When a group of conservative plotters attempted a coup d'état and struck out against Gorbachev in August 1991, Yeltsin led the opposition against the plot. His successful opposition shifted power from the party elite to the reformers and individual Soviet republics. Soon after, Yeltsin renounced the Communist Party and helped to found the Commonwealth of Independent States, a loose federation of Soviet republics. Yeltsin's political savvy and personal resolve during this crisis helped to end attempts by conservative Communists to preserve the Soviet Union. His leadership and example carried him into office as Russia's first popularly elected president later that same year.

After the fall of the Soviet Union, Yeltsin moved to end state control of the economy and to privatize most enterprises. However, his presidency eventually came under assault as economic difficulties and political opposition mounted. When the legislature, the Supreme Soviet, resorted to open conflict, Yeltsin used the army to crush the revolt.
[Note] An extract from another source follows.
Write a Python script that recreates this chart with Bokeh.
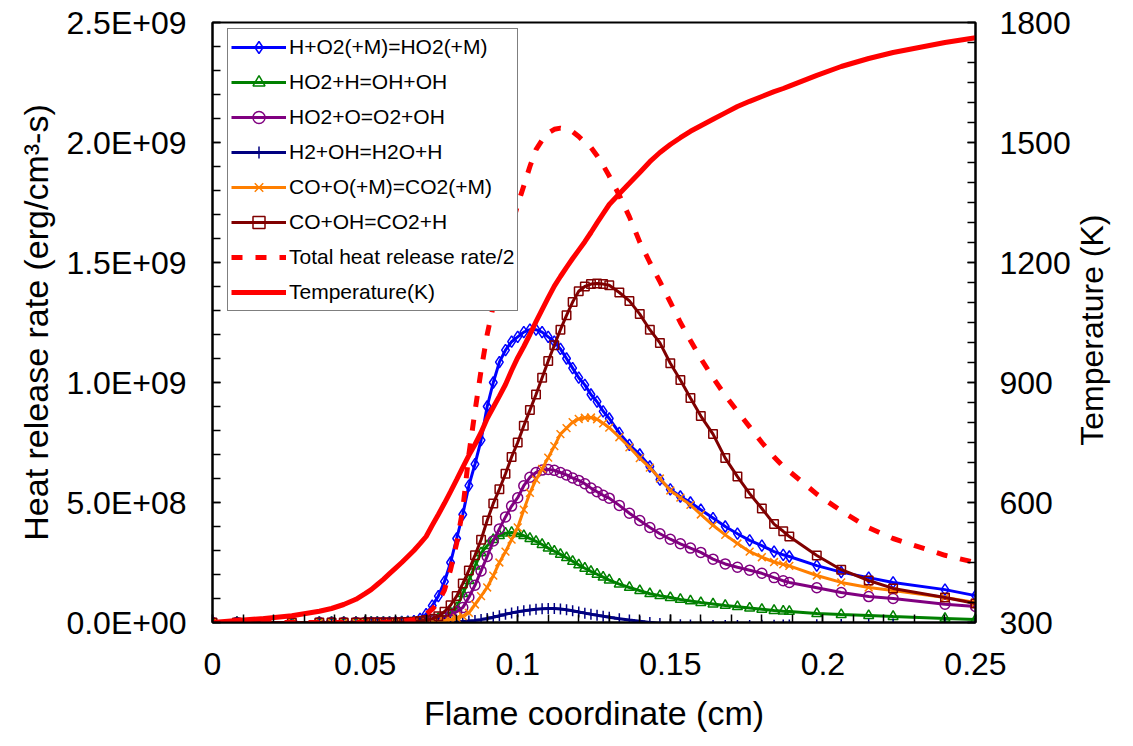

Although Yeltsin continued to advocate human rights, a free press, and the guarantee of private property, many of his opponents later returned to office through the support of a population that was dissatisfied with the conditions of a struggling economy and longed for the security and glory of the old days.

In foreign affairs, Yeltsin enjoyed marginally greater success. He significantly improved relations with the West and signed the Strategic Arms Reduction Treaty with the United States in 1993. Yet his attempts to secure more than a restricted amount of economic aid from multilateral institutions and other industrialized countries fell short. In 1994, he dispatched forces to the Russian region of Chechnya, where a separatist revolt had erupted. Suppression of this separatist rebellion continued to be an unpopular and unyielding struggle that lasted beyond Yeltsin's tenure as leader of Russia.

During his second term as president, Boris Yeltsin's hold on power appeared to fade away. The Russian economy lumbered along spasmodically, and Yeltsin's judgment, and even his health, fell into question. After repeated cabinet reshuffling, Yeltsin settled on the little-known Vladimir Putin as prime minister in August 1999. That December, Yeltsin resigned abruptly. He named Putin as his successor and quietly departed from public life after a career marked by crises, challenges, and monumental historical events.